### TASK
From the records below, extract all the text exactly and leave the images behind.

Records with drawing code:
-- begin --

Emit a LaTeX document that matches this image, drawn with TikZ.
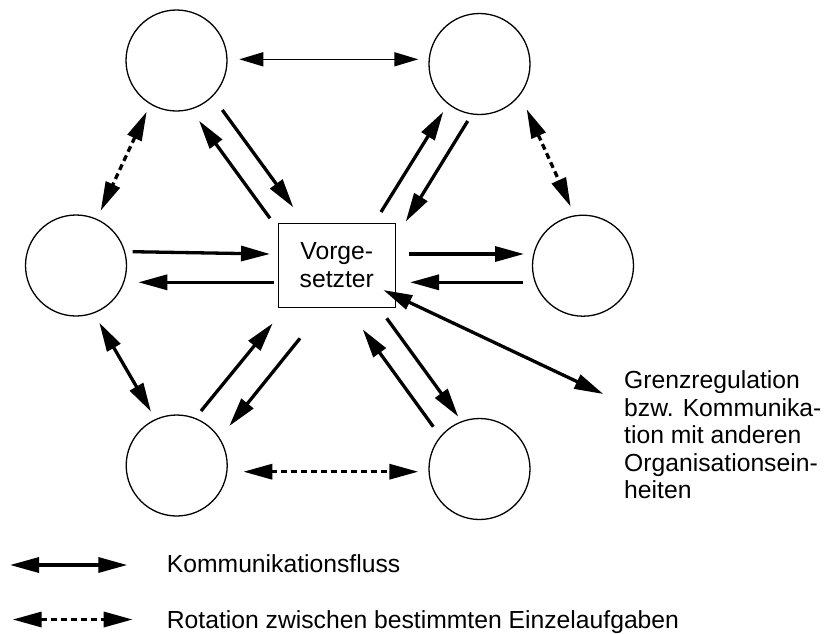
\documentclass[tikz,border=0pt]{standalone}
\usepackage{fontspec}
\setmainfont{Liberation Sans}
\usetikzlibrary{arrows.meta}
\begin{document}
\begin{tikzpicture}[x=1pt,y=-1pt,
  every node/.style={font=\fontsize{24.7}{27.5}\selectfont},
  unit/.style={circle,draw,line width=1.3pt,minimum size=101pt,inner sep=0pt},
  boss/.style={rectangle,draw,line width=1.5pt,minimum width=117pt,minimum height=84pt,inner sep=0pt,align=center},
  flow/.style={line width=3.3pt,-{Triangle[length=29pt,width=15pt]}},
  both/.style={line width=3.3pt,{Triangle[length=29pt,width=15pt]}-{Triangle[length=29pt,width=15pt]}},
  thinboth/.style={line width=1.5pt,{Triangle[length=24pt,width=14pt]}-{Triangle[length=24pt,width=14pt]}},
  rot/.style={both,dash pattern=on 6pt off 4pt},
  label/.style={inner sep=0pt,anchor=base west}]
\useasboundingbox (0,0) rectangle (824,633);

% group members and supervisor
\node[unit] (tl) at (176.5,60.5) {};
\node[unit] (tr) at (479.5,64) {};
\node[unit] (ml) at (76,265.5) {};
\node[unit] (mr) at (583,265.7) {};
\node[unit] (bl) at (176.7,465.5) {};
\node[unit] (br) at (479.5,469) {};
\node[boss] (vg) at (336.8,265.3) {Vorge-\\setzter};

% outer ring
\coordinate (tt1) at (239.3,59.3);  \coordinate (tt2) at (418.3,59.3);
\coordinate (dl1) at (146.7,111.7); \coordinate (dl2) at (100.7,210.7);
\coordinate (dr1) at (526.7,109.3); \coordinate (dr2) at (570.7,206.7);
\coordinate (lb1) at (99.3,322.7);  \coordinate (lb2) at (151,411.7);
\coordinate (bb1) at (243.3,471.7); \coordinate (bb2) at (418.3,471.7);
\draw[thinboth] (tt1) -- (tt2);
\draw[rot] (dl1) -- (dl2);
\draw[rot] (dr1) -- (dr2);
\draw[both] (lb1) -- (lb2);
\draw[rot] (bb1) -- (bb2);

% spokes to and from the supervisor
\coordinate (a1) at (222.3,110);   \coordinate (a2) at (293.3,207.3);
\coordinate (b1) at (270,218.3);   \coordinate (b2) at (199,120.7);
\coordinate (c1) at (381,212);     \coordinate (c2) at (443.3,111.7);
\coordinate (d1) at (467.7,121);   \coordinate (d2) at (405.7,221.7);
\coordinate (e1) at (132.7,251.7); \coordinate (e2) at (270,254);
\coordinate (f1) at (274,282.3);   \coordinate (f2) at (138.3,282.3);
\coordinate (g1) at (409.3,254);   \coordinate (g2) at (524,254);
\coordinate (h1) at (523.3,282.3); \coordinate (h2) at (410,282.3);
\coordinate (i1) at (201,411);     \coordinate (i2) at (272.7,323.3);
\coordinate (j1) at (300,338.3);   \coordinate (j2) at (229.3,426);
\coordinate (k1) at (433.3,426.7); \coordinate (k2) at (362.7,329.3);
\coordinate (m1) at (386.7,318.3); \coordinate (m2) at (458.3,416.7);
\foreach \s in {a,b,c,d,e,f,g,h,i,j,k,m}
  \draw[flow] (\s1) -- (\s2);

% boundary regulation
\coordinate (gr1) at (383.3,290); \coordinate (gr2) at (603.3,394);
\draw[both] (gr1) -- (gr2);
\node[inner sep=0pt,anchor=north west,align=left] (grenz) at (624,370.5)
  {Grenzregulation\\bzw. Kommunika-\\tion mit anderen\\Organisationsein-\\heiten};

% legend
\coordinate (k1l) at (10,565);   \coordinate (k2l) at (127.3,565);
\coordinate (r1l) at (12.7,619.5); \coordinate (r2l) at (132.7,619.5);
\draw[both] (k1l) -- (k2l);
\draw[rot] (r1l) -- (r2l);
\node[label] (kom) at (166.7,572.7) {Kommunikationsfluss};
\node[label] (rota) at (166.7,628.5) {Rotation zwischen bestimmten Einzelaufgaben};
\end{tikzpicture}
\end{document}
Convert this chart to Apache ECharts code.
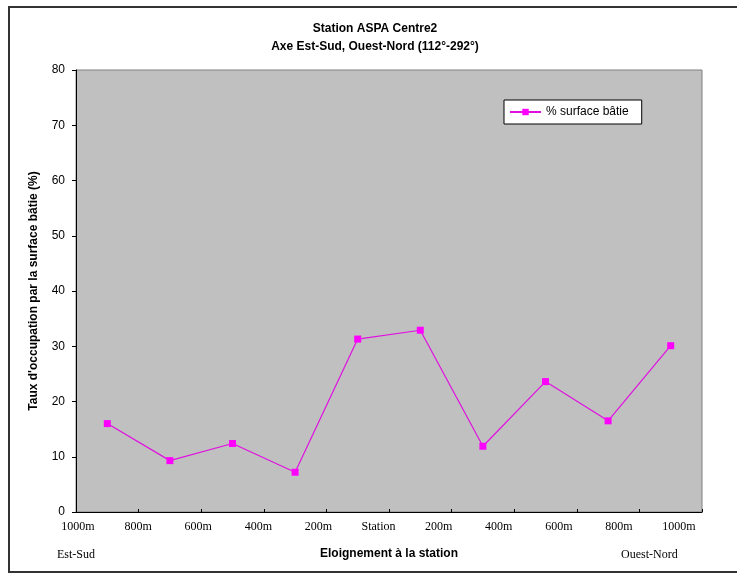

-- end --

### OUTPUT BELOW
Emit a LaTeX document that matches this image, drawn with TikZ.
\documentclass[tikz,border=0pt]{standalone}
\usepackage{fontspec}
\setmainfont{Liberation Sans}
\usetikzlibrary{arrows.meta}
\begin{document}
\begin{tikzpicture}[x=1pt,y=-1pt,
  every node/.style={font=\fontsize{24.7}{27.5}\selectfont},
  unit/.style={circle,draw,line width=1.3pt,minimum size=101pt,inner sep=0pt},
  boss/.style={rectangle,draw,line width=1.5pt,minimum width=117pt,minimum height=84pt,inner sep=0pt,align=center},
  flow/.style={line width=3.3pt,-{Triangle[length=29pt,width=15pt]}},
  both/.style={line width=3.3pt,{Triangle[length=29pt,width=15pt]}-{Triangle[length=29pt,width=15pt]}},
  thinboth/.style={line width=1.5pt,{Triangle[length=24pt,width=14pt]}-{Triangle[length=24pt,width=14pt]}},
  rot/.style={both,dash pattern=on 6pt off 4pt},
  label/.style={inner sep=0pt,anchor=base west}]
\useasboundingbox (0,0) rectangle (824,633);

% group members and supervisor
\node[unit] (tl) at (176.5,60.5) {};
\node[unit] (tr) at (479.5,64) {};
\node[unit] (ml) at (76,265.5) {};
\node[unit] (mr) at (583,265.7) {};
\node[unit] (bl) at (176.7,465.5) {};
\node[unit] (br) at (479.5,469) {};
\node[boss] (vg) at (336.8,265.3) {Vorge-\\setzter};

% outer ring
\coordinate (tt1) at (239.3,59.3);  \coordinate (tt2) at (418.3,59.3);
\coordinate (dl1) at (146.7,111.7); \coordinate (dl2) at (100.7,210.7);
\coordinate (dr1) at (526.7,109.3); \coordinate (dr2) at (570.7,206.7);
\coordinate (lb1) at (99.3,322.7);  \coordinate (lb2) at (151,411.7);
\coordinate (bb1) at (243.3,471.7); \coordinate (bb2) at (418.3,471.7);
\draw[thinboth] (tt1) -- (tt2);
\draw[rot] (dl1) -- (dl2);
\draw[rot] (dr1) -- (dr2);
\draw[both] (lb1) -- (lb2);
\draw[rot] (bb1) -- (bb2);

% spokes to and from the supervisor
\coordinate (a1) at (222.3,110);   \coordinate (a2) at (293.3,207.3);
\coordinate (b1) at (270,218.3);   \coordinate (b2) at (199,120.7);
\coordinate (c1) at (381,212);     \coordinate (c2) at (443.3,111.7);
\coordinate (d1) at (467.7,121);   \coordinate (d2) at (405.7,221.7);
\coordinate (e1) at (132.7,251.7); \coordinate (e2) at (270,254);
\coordinate (f1) at (274,282.3);   \coordinate (f2) at (138.3,282.3);
\coordinate (g1) at (409.3,254);   \coordinate (g2) at (524,254);
\coordinate (h1) at (523.3,282.3); \coordinate (h2) at (410,282.3);
\coordinate (i1) at (201,411);     \coordinate (i2) at (272.7,323.3);
\coordinate (j1) at (300,338.3);   \coordinate (j2) at (229.3,426);
\coordinate (k1) at (433.3,426.7); \coordinate (k2) at (362.7,329.3);
\coordinate (m1) at (386.7,318.3); \coordinate (m2) at (458.3,416.7);
\foreach \s in {a,b,c,d,e,f,g,h,i,j,k,m}
  \draw[flow] (\s1) -- (\s2);

% boundary regulation
\coordinate (gr1) at (383.3,290); \coordinate (gr2) at (603.3,394);
\draw[both] (gr1) -- (gr2);
\node[inner sep=0pt,anchor=north west,align=left] (grenz) at (624,370.5)
  {Grenzregulation\\bzw. Kommunika-\\tion mit anderen\\Organisationsein-\\heiten};

% legend
\coordinate (k1l) at (10,565);   \coordinate (k2l) at (127.3,565);
\coordinate (r1l) at (12.7,619.5); \coordinate (r2l) at (132.7,619.5);
\draw[both] (k1l) -- (k2l);
\draw[rot] (r1l) -- (r2l);
\node[label] (kom) at (166.7,572.7) {Kommunikationsfluss};
\node[label] (rota) at (166.7,628.5) {Rotation zwischen bestimmten Einzelaufgaben};
\end{tikzpicture}
\end{document}
Convert this chart to Apache ECharts code.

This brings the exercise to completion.